The Workers and Socialist Party on Monday said metro officers were demanding bribes from the street traders.
   
"The Johannesburg metro police have been demanding bribes of R5000 a week from the street traders," party spokesman Weizmann Hamilton told hawkers marching in the Johannesburg CBD.
   
Minnaar said if there was any truth to the allegations those corrupt officers would be dismissed.
   
"The JMPD does not tolerate corruption," he said.
   
Hamilton said the JMPD had also been assaulting hawkers and confiscating their stock.
   
"The City of Johannesburg through the JMPD have detained some of  the hawkers in the council offices, accusing them of being foreigners."
   
Minnaar said some hawkers ran away when officers approached them, leaving their goods behind.
   
"What the officers do is impound the goods. Under normal circumstances a receipt is given to the hawker, but when they run away there is no one to give the receipt to and therefore they need to go to the pound to retrieve those goods," he said.
   
The hawkers met in the Johannesburg CBD on Monday for a march to  the mayor's office to hand over a memorandum. The city has been conducting a process to register all legal traders on the streets.
   
The process was started after it was found there were discrepancies between the allocated stalls on the city's database and the number of stalls that counted on the streets.
   
It was found that several traders were being allocated smaller areas, and that this was creating overcrowding.
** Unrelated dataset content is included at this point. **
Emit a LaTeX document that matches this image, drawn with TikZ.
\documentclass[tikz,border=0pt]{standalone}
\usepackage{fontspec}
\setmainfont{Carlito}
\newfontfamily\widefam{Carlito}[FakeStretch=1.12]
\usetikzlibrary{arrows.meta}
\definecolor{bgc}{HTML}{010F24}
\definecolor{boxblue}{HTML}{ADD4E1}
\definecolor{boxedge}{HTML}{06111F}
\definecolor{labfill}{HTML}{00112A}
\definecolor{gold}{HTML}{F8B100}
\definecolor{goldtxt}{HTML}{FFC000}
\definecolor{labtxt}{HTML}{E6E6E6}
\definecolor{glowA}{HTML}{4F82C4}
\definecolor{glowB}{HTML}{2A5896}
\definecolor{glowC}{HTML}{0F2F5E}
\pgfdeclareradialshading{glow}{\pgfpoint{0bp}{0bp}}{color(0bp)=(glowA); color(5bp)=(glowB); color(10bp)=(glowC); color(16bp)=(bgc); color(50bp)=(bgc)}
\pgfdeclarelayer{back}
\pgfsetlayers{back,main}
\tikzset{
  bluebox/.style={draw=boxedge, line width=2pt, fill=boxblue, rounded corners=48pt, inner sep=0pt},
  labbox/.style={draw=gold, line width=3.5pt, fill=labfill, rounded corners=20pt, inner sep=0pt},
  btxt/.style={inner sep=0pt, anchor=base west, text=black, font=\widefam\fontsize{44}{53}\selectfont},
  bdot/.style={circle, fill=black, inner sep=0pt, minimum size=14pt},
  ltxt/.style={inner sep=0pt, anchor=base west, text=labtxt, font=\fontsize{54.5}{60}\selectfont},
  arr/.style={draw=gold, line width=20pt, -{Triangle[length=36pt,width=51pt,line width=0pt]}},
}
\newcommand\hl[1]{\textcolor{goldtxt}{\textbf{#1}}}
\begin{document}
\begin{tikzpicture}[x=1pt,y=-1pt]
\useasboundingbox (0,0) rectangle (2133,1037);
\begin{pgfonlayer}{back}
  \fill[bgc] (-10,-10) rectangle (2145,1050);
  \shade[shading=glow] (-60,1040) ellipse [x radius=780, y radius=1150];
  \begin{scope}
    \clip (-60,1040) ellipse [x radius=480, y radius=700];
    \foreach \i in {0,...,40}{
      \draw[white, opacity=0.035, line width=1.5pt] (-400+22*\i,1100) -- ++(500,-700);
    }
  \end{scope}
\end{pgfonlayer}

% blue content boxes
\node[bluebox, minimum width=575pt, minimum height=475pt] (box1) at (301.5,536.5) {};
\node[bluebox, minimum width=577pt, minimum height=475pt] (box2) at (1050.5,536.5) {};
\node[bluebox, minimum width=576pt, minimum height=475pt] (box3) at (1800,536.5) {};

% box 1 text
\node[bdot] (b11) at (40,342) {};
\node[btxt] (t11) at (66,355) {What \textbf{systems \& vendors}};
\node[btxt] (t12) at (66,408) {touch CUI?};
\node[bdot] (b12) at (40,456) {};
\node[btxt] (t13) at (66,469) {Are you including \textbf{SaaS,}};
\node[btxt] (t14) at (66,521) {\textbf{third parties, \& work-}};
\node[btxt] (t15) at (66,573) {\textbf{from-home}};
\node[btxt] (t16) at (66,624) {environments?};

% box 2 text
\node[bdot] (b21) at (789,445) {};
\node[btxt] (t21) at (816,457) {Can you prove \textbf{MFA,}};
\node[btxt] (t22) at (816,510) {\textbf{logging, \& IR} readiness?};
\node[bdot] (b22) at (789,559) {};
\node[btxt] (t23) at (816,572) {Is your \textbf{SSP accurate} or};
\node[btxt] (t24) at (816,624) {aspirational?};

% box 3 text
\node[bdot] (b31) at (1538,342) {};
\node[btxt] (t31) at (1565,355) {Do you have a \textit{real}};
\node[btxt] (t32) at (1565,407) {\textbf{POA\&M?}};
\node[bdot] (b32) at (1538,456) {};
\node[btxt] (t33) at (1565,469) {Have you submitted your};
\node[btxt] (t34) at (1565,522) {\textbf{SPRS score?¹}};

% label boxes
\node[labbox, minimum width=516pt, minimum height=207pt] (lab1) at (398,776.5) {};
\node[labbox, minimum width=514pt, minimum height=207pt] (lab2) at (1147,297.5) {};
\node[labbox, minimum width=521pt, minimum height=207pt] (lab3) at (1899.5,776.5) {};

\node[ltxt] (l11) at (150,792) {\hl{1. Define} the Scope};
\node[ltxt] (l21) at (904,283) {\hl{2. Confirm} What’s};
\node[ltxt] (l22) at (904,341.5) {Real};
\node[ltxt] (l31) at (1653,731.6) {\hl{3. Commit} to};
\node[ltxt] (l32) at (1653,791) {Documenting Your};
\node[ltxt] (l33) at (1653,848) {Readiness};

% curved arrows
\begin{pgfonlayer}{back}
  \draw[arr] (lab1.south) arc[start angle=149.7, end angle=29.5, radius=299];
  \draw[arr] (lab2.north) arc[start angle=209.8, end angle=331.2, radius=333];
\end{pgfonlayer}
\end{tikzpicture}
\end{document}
In addition some stands were being traded and leased illegally.
   
The process was initially meant to focus on seven streets, but it was later agreed to extend it to 17 streets. 
   
The SA Informal Trader's Forum (SAITF) announced plans on Sunday  to take the city to court over the removal of informal traders in the CBD. SAITF said the court action followed weeks of speaking to the city in order to find solutions to the evictions of traders.
   
SAITF said it participated in meetings with the city at which it  was decided that a verification process be done at the beginning of  November, with the relocation of traders from November 11.
   
The Workers and Socialist Party, SAITF, the One Voice Hawkers Association, and the African Traders Committee, would take legal action through the Socio-Economic Rights Institute.
   
They had already served letters of demand on Johannesburg mayor Parks Tau and various other officials, giving them until Monday to respond.